Data items
• • •
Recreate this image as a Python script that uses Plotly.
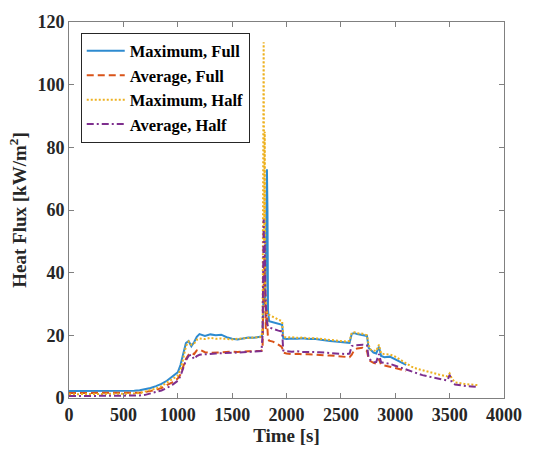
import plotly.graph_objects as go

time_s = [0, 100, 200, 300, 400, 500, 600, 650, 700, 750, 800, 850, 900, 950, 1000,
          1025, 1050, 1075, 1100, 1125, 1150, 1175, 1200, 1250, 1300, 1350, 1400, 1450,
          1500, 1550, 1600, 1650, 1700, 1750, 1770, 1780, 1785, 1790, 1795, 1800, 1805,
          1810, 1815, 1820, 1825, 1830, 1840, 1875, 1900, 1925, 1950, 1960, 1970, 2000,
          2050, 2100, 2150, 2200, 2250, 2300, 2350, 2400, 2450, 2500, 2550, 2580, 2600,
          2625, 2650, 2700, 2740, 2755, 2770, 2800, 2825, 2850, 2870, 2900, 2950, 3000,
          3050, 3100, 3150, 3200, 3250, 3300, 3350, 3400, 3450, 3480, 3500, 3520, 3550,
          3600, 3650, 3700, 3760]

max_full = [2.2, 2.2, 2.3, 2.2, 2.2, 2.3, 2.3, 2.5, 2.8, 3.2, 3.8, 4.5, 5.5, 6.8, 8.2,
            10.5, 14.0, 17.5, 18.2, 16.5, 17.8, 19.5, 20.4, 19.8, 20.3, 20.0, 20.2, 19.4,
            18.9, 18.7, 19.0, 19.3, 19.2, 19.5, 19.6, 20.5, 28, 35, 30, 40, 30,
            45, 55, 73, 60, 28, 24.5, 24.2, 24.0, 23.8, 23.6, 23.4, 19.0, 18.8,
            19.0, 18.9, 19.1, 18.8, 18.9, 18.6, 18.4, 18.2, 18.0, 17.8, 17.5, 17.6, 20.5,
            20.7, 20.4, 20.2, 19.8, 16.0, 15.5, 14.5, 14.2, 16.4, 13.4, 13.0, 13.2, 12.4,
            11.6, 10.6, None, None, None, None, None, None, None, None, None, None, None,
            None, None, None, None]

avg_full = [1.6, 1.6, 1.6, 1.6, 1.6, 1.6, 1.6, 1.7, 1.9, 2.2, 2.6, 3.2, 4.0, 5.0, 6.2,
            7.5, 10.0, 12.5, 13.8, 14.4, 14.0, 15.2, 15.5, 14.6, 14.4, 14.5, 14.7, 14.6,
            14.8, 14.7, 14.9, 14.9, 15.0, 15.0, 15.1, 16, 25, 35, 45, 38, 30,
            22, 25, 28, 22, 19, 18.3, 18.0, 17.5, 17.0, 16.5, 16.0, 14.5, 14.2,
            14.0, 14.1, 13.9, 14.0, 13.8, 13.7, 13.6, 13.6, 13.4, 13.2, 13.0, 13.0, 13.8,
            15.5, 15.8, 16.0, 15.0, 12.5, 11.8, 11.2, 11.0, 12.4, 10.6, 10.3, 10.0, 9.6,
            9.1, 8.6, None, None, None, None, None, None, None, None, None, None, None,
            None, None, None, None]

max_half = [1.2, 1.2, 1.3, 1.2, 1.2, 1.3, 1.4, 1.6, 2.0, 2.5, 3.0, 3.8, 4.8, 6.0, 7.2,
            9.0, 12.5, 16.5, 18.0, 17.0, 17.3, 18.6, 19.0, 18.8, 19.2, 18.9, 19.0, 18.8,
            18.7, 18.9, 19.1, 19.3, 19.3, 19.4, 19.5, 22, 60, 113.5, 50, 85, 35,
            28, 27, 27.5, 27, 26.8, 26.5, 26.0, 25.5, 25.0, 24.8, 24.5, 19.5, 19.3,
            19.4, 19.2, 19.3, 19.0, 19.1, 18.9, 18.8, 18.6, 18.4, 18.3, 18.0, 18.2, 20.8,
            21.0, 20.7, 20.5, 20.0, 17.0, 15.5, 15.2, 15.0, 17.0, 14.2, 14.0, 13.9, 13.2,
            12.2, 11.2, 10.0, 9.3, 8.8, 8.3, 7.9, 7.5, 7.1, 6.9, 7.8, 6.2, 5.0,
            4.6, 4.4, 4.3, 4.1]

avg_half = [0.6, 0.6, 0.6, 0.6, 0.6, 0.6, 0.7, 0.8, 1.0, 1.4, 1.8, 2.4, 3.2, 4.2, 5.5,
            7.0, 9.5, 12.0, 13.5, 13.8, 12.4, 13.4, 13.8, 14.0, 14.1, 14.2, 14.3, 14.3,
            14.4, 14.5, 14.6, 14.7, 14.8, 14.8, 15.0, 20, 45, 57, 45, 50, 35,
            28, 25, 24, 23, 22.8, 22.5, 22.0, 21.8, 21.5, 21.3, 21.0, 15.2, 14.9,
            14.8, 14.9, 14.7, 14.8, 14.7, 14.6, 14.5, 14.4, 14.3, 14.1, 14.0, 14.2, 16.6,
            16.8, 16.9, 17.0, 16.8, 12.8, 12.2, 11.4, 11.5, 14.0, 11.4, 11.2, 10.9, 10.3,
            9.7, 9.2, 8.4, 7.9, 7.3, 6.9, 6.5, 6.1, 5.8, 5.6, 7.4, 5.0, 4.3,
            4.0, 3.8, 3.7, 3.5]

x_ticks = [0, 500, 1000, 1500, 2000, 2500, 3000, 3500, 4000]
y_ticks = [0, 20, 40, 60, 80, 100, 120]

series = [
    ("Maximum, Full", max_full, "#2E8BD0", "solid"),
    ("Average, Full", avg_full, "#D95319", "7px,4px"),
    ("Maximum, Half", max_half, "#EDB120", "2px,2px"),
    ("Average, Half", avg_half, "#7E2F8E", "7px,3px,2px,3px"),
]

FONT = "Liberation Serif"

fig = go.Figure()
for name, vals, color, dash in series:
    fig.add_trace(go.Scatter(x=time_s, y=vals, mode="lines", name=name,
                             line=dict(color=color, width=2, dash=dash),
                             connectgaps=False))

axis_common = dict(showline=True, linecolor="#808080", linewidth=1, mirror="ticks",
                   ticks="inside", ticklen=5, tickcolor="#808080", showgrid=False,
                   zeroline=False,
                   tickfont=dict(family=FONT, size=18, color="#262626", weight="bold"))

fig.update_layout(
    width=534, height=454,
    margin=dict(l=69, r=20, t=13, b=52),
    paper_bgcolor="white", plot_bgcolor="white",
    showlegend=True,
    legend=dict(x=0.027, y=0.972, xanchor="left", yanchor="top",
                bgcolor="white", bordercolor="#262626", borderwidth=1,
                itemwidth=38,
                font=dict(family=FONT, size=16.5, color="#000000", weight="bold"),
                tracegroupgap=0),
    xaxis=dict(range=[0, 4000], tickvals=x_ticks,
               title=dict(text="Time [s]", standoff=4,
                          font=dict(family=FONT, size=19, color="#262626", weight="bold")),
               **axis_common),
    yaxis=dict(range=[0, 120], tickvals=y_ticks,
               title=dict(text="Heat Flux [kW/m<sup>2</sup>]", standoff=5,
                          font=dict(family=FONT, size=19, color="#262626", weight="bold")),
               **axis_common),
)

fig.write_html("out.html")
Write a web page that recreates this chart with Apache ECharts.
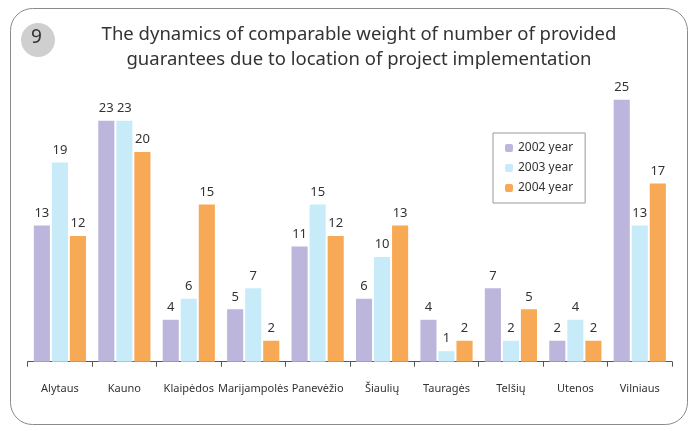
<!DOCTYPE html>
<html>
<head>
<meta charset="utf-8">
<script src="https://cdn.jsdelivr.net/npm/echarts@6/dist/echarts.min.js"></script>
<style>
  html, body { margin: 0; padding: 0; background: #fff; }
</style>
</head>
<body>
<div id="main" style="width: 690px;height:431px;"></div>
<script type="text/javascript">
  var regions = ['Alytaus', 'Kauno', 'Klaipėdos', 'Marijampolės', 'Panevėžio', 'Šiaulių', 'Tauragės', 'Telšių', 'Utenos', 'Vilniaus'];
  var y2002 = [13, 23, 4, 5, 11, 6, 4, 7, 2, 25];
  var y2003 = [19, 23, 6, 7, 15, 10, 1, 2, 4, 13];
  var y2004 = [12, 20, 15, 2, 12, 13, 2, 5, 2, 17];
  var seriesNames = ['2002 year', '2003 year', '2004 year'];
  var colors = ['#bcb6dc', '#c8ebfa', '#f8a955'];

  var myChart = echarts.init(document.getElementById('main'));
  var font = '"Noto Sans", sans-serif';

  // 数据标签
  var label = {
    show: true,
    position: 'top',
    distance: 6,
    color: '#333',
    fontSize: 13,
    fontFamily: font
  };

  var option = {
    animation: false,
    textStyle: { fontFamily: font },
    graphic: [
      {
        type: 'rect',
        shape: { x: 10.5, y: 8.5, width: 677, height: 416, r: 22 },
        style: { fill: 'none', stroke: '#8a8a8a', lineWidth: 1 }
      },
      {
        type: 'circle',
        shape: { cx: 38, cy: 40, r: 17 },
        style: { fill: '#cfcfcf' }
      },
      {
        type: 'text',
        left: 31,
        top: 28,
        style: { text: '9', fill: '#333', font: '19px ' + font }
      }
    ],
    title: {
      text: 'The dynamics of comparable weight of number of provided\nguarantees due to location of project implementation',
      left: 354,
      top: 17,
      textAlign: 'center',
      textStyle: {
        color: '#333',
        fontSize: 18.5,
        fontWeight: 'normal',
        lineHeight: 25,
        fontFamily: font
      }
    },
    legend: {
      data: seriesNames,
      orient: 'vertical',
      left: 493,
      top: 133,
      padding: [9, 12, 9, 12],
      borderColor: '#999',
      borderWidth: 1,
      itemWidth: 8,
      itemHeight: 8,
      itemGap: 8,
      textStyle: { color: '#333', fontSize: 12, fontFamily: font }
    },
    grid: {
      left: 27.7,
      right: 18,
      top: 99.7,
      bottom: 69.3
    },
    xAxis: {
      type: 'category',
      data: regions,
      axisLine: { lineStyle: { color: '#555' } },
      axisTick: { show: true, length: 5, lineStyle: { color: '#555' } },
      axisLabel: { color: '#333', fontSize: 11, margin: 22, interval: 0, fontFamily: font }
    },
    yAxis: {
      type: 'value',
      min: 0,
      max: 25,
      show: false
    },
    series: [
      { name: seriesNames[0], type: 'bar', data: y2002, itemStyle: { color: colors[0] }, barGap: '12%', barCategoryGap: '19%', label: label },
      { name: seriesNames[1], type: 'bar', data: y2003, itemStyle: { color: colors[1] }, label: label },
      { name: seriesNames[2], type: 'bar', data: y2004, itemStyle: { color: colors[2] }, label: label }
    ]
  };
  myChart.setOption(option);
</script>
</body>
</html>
• • •
### Goal of the exercise
Begin at the top of the records above and retype each line exactly until the line containing "3600, 3650, 3700, 3760]", which is included. Skip all pictures.

### Written answer
Recreate this image as a Python script that uses Plotly.
import plotly.graph_objects as go

time_s = [0, 100, 200, 300, 400, 500, 600, 650, 700, 750, 800, 850, 900, 950, 1000,
          1025, 1050, 1075, 1100, 1125, 1150, 1175, 1200, 1250, 1300, 1350, 1400, 1450,
          1500, 1550, 1600, 1650, 1700, 1750, 1770, 1780, 1785, 1790, 1795, 1800, 1805,
          1810, 1815, 1820, 1825, 1830, 1840, 1875, 1900, 1925, 1950, 1960, 1970, 2000,
          2050, 2100, 2150, 2200, 2250, 2300, 2350, 2400, 2450, 2500, 2550, 2580, 2600,
          2625, 2650, 2700, 2740, 2755, 2770, 2800, 2825, 2850, 2870, 2900, 2950, 3000,
          3050, 3100, 3150, 3200, 3250, 3300, 3350, 3400, 3450, 3480, 3500, 3520, 3550,
          3600, 3650, 3700, 3760]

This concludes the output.